* _WHAT THE TASK REQUIRES_
Report each line of the data that has "this" somewhere in it.

* _STORED ROWS_
<<<<

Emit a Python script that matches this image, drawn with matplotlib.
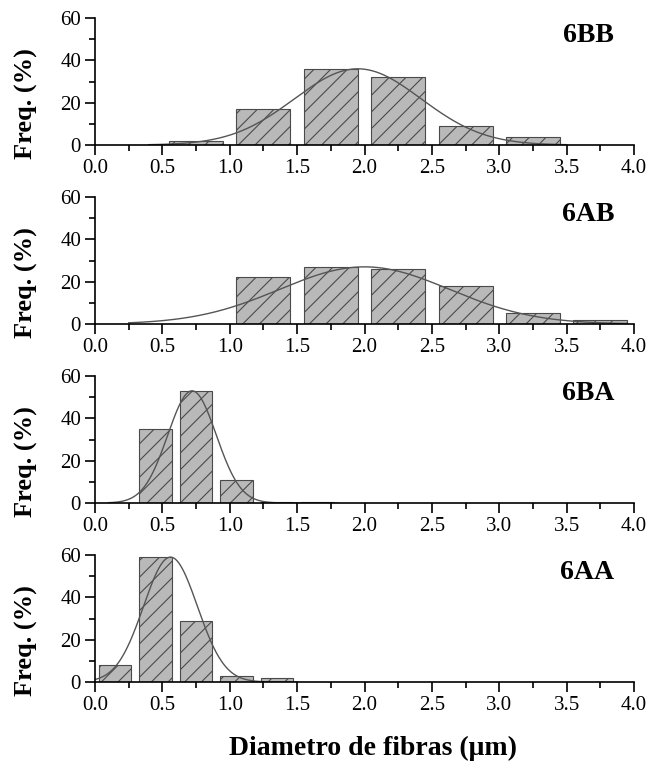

>>>>
<<<<

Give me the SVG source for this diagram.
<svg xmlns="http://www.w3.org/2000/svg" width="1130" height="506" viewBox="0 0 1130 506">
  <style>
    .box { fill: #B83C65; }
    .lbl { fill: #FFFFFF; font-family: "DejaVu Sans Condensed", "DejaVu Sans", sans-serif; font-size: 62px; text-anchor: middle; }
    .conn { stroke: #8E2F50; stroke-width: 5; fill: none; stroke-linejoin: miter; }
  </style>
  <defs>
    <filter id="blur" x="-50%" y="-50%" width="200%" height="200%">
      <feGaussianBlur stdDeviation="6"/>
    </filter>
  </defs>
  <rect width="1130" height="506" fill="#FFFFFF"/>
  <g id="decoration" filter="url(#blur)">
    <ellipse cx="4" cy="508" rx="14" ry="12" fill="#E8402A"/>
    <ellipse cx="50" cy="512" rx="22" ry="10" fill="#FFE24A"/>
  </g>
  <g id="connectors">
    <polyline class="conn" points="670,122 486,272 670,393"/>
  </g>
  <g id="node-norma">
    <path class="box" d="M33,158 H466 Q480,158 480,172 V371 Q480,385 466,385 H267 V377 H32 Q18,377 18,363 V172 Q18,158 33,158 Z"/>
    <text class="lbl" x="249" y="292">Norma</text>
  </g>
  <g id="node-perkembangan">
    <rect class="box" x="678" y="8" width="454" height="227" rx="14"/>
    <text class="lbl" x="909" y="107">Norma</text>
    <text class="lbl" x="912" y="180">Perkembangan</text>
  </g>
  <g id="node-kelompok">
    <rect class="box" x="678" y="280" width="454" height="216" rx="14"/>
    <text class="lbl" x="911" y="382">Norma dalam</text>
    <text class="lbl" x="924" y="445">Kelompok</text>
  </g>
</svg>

>>>>
<<<<

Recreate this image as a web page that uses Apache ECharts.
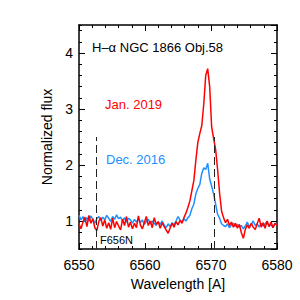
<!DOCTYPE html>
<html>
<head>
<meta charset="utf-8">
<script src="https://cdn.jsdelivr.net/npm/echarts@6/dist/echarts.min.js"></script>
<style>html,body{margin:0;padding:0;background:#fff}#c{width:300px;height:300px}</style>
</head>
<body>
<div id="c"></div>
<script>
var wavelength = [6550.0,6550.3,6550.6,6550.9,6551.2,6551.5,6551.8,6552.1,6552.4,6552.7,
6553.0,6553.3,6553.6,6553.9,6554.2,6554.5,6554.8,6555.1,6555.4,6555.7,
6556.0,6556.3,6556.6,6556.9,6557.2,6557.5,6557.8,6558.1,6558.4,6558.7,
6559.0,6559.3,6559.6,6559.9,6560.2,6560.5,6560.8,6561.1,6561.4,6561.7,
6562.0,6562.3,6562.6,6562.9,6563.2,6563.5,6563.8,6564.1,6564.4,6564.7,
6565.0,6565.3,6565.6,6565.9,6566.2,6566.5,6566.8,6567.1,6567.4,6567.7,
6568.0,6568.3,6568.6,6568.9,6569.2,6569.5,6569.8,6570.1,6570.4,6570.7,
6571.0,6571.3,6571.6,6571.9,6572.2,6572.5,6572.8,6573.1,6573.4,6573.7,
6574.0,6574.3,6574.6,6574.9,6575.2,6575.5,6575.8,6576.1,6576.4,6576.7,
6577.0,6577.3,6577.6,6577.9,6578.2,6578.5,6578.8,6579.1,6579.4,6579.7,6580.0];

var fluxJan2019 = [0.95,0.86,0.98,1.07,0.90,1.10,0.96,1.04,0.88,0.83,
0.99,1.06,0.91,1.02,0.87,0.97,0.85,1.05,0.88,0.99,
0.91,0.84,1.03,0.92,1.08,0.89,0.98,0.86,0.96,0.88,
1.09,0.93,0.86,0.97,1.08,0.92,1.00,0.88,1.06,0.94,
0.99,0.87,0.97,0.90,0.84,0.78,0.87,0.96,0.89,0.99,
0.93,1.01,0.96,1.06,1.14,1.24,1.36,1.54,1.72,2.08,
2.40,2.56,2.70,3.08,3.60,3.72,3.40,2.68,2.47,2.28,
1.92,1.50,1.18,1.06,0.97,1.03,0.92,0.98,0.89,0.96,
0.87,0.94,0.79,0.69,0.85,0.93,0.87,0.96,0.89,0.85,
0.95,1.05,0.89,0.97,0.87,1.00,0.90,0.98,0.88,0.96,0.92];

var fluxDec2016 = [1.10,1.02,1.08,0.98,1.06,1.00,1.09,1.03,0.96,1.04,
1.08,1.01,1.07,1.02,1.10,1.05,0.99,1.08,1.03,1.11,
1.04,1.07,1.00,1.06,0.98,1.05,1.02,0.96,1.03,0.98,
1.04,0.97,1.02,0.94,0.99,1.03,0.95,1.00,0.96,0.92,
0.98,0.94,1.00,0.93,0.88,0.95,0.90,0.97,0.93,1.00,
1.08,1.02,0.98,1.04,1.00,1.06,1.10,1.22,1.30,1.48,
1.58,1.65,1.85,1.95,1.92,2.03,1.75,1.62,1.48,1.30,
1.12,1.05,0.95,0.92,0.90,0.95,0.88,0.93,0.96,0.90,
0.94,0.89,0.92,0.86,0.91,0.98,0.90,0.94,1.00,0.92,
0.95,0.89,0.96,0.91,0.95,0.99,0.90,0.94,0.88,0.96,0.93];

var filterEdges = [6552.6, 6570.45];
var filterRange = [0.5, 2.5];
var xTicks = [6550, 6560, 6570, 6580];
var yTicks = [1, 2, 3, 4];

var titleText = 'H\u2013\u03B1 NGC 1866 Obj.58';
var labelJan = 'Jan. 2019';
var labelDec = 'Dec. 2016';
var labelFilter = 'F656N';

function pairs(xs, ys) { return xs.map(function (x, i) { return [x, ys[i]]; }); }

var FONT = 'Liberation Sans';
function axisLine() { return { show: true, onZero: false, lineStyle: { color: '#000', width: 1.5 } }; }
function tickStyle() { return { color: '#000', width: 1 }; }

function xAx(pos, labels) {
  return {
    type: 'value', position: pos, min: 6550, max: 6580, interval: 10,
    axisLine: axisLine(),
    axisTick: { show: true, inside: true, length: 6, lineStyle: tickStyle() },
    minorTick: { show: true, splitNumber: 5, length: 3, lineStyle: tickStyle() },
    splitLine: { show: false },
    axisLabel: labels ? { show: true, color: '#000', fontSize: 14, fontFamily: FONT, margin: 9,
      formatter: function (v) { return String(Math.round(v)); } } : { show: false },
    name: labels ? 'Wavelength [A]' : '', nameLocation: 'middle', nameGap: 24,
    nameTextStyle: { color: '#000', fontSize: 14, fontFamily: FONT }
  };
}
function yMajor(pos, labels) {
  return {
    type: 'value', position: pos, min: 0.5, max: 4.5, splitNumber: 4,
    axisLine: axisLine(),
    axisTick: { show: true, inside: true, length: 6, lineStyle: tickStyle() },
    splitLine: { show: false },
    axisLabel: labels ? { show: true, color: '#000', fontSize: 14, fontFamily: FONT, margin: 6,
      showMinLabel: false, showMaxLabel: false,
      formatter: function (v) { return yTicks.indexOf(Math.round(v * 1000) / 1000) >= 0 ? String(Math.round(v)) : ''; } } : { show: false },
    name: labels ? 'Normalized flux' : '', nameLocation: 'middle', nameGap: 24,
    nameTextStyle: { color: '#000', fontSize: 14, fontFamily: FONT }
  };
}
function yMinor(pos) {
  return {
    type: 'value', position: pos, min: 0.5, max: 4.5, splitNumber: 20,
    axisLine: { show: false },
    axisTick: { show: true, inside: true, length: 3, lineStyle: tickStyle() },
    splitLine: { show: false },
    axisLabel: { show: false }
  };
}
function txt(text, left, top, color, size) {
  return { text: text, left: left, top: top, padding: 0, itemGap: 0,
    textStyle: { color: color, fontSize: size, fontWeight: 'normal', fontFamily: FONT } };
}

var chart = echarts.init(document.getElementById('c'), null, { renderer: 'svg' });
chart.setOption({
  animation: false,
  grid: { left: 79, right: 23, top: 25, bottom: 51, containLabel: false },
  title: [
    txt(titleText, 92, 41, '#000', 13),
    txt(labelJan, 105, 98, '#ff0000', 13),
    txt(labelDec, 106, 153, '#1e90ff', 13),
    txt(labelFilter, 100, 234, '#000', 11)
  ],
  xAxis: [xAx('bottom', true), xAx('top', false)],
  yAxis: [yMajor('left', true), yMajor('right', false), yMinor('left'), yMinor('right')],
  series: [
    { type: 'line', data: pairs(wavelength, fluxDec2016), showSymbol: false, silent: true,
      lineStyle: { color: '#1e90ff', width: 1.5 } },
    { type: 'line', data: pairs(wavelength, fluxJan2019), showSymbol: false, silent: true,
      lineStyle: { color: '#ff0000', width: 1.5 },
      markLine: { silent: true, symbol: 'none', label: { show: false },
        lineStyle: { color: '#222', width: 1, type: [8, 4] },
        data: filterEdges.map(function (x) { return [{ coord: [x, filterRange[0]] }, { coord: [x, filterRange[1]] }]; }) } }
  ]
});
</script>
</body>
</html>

>>>>

* _RESPONSE TO THE EXERCISE_
Emit a Python script that matches this image, drawn with matplotlib.
Give me the SVG source for this diagram.
Recreate this image as a web page that uses Apache ECharts.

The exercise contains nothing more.